Install uv to manage the dependencies

curl -LsSf https://astral.sh/uv/install.sh | sh

Install the dependencies

uv sync

Workflow to run analyses from paper

  1. Get the data:
uv run data/norman19/get_data.py # Will take a few minutes
uv run data/replogle22/get_data.py # Will take a few minutes
  1. Run synthetic data simulations:
uv run analyses/synthetic_simulations/parameter_estimation.py
uv run analyses/synthetic_simulations/random_sweep.py

Plots will be stored in analyses/synthetic_simulations/paper_plots.
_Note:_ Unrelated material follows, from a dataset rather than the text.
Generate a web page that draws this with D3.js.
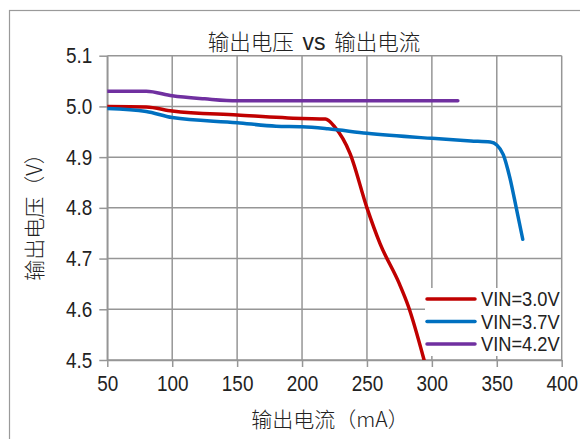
<!DOCTYPE html>
<html>
<head>
<meta charset="utf-8">
<script src="https://cdn.jsdelivr.net/npm/d3@7"></script>
<style>
  body { margin: 0; background: #fff; }
  svg { display: block; }
  .tick text { font-family: "Liberation Sans", Arial, sans-serif; fill: #222; }
</style>
</head>
<body>
<script>
// data
var xTicks = [50, 100, 150, 200, 250, 300, 350, 400];
var yTicks = [4.5, 4.6, 4.7, 4.8, 4.9, 5.0, 5.1];
var seriesNames = ["VIN=3.0V", "VIN=3.7V", "VIN=4.2V"];
var seriesColors = ["#C00000", "#0070C0", "#7030A0"];

var vin30 = [[50, 5.0], [80, 4.999], [100, 4.991], [150, 4.983], [200, 4.976], [218, 4.975],
  [225, 4.96], [237, 4.907], [250, 4.80], [260, 4.73], [275, 4.65], [282, 4.605], [294, 4.5]];
var vin37 = [[50, 4.996], [80, 4.99], [100, 4.978], [150, 4.968], [180, 4.961], [200, 4.96],
  [220, 4.956], [250, 4.947], [300, 4.937], [330, 4.932], [345, 4.93], [350, 4.924],
  [355, 4.905], [360, 4.86], [365, 4.80], [370, 4.738]];
var vin42 = [[50, 5.03], [80, 5.03], [100, 5.021], [125, 5.015], [150, 5.011], [200, 5.011],
  [250, 5.011], [300, 5.011], [320, 5.011]];

var W = 580, H = 439;
var pLeft = 107.3, pRight = 561.7, pTop = 55.7, pBottom = 360;
var narrow = 0.86; // the original digits are a condensed face

var svg = d3.select("body").append("svg")
  .attr("width", W)
  .attr("height", H);

// outer frame
svg.append("rect")
  .attr("x", 9.5).attr("y", 10.5)
  .attr("width", 600).attr("height", 500)
  .attr("fill", "#fff")
  .attr("stroke", "#9a9a9a")
  .attr("stroke-width", 1.2);

var x = d3.scaleLinear().domain([50, 400]).range([pLeft, pRight]);
var y = d3.scaleLinear().domain([4.5, 5.1]).range([pBottom, pTop]);

// grid
svg.append("g").selectAll("line").data(xTicks).enter().append("line")
  .attr("x1", function(d) { return x(d); }).attr("x2", function(d) { return x(d); })
  .attr("y1", pTop).attr("y2", pBottom)
  .attr("stroke", "#969696").attr("stroke-width", 1.5);
svg.append("g").selectAll("line").data(yTicks).enter().append("line")
  .attr("x1", pLeft).attr("x2", pRight)
  .attr("y1", function(d) { return y(d); }).attr("y2", function(d) { return y(d); })
  .attr("stroke", "#969696").attr("stroke-width", 1.5);

// axes
var yAxis = svg.append("g")
  .attr("transform", "translate(" + pLeft + ",0)")
  .call(d3.axisLeft(y).tickValues(yTicks).tickFormat(d3.format(".1f")).tickSizeInner(8).tickSizeOuter(0).tickPadding(7));
var xAxis = svg.append("g")
  .attr("transform", "translate(0," + pBottom + ")")
  .call(d3.axisBottom(x).tickValues(xTicks).tickSizeInner(7).tickSizeOuter(0).tickPadding(8));
[xAxis, yAxis].forEach(function(a) {
  a.select(".domain").attr("stroke", "#969696").attr("stroke-width", 1.5);
  a.selectAll(".tick line").attr("stroke", "#969696").attr("stroke-width", 1.5);
  a.selectAll(".tick text").style("font-size", "22px");
});
xAxis.selectAll(".tick text").attr("transform", "scale(" + narrow + ",1)");
yAxis.selectAll(".tick text")
  .attr("x", -15 / narrow)
  .attr("transform", "scale(" + narrow + ",1)");

// clip to plot area
svg.append("clipPath").attr("id", "plot")
  .append("rect").attr("x", pLeft).attr("y", pTop - 5)
  .attr("width", pRight - pLeft + 5).attr("height", pBottom - pTop + 5);

var line = d3.line()
  .x(function(d) { return x(d[0]); })
  .y(function(d) { return y(d[1]); })
  .curve(d3.curveMonotoneX);

var series = [vin30, vin37, vin42];

// legend background hides the grid behind it
svg.append("rect")
  .attr("x", 425).attr("y", 288)
  .attr("width", 136).attr("height", 68)
  .attr("fill", "#fff");

svg.append("g").attr("clip-path", "url(#plot)")
  .selectAll("path").data(series).enter().append("path")
  .attr("d", line)
  .attr("fill", "none")
  .attr("stroke", function(d, i) { return seriesColors[i]; })
  .attr("stroke-width", 3.5)
  .attr("stroke-linecap", "round");

// legend
var lg = svg.append("g");
seriesNames.forEach(function(name, i) {
  var ly = 299 + i * 22.5;
  lg.append("line")
    .attr("x1", 427).attr("x2", 475)
    .attr("y1", ly).attr("y2", ly)
    .attr("stroke", seriesColors[i]).attr("stroke-width", 3.5)
    .attr("stroke-linecap", "round");
  lg.append("text")
    .attr("transform", "translate(481," + ly + ") scale(" + 0.87 + ",1)")
    .attr("dy", "0.35em")
    .style("font-family", "'Liberation Sans', Arial, sans-serif")
    .style("font-size", "21px")
    .attr("fill", "#222")
    .text(name);
});

// title, with the Latin "vs" in a Latin face
var title = svg.append("text")
  .attr("x", 314).attr("y", 42)
  .attr("dy", "0.35em")
  .attr("text-anchor", "middle")
  .style("font-family", "'Noto Sans CJK SC', sans-serif")
  .style("font-weight", 300)
  .style("font-size", "21.5px")
  .attr("fill", "#222");
title.append("tspan").text("输出电压 ");
title.append("tspan")
  .attr("dx", 4)
  .style("font-family", "'Liberation Sans', Arial, sans-serif")
  .style("font-weight", 400)
  .style("font-size", "23px")
  .text("vs");
title.append("tspan").attr("dx", 4).text(" 输出电流");

// axis titles
svg.append("text")
  .attr("x", 330).attr("y", 420)
  .attr("dy", "0.35em")
  .attr("text-anchor", "middle")
  .style("font-family", "'Noto Sans CJK SC', sans-serif")
  .style("font-weight", 300)
  .style("font-size", "21px")
  .attr("fill", "#222")
  .text("输出电流（mA）");

svg.append("text")
  .attr("transform", "translate(35,212) rotate(-90)")
  .attr("dy", "0.35em")
  .attr("text-anchor", "middle")
  .style("font-family", "'Noto Sans CJK SC', sans-serif")
  .style("font-weight", 300)
  .style("font-size", "21px")
  .attr("fill", "#222")
  .text("输出电压（V）");
</script>
</body>
</html>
  1. Run simulations on real datasets:

Dataset can be norman19 or replogle22.

cd analyses/real_data_simulations/
uv run simulation.py --dataset norman19
uv run simulation.py --dataset replogle22

Figures/results are in analyses/real_data_simulations/<dataset>/

  1. Run the niche signal sensitivity analysis:
cd analyses/sensitivity_to_niche_signals/
uv run sensitivity_analysis.py --dataset norman19
uv run sensitivity_analysis.py --dataset replogle22

Figures/results are in analyses/sensitivity_to_niche_signals/<dataset>/

  1. Train GEARS +/- WMSE loss & analyze the output:
cd analyses/modeling_metrics/
uv run GEARS_norman19.py # Include --multiprocessing if you have 6 GPUs available locally
uv run GEARS_replogle22.py # Include --multiprocessing if you have 6 GPUs available locally
uv run plotting.py --dataset norman19
uv run plotting.py --dataset replogle22

Figures/results are in analyses/modeling_metrics/<dataset>/.

Note: GEARS training only with MSE is very unstable so repeated runs may show numerical differences. WMSE actually increases the stability of training results.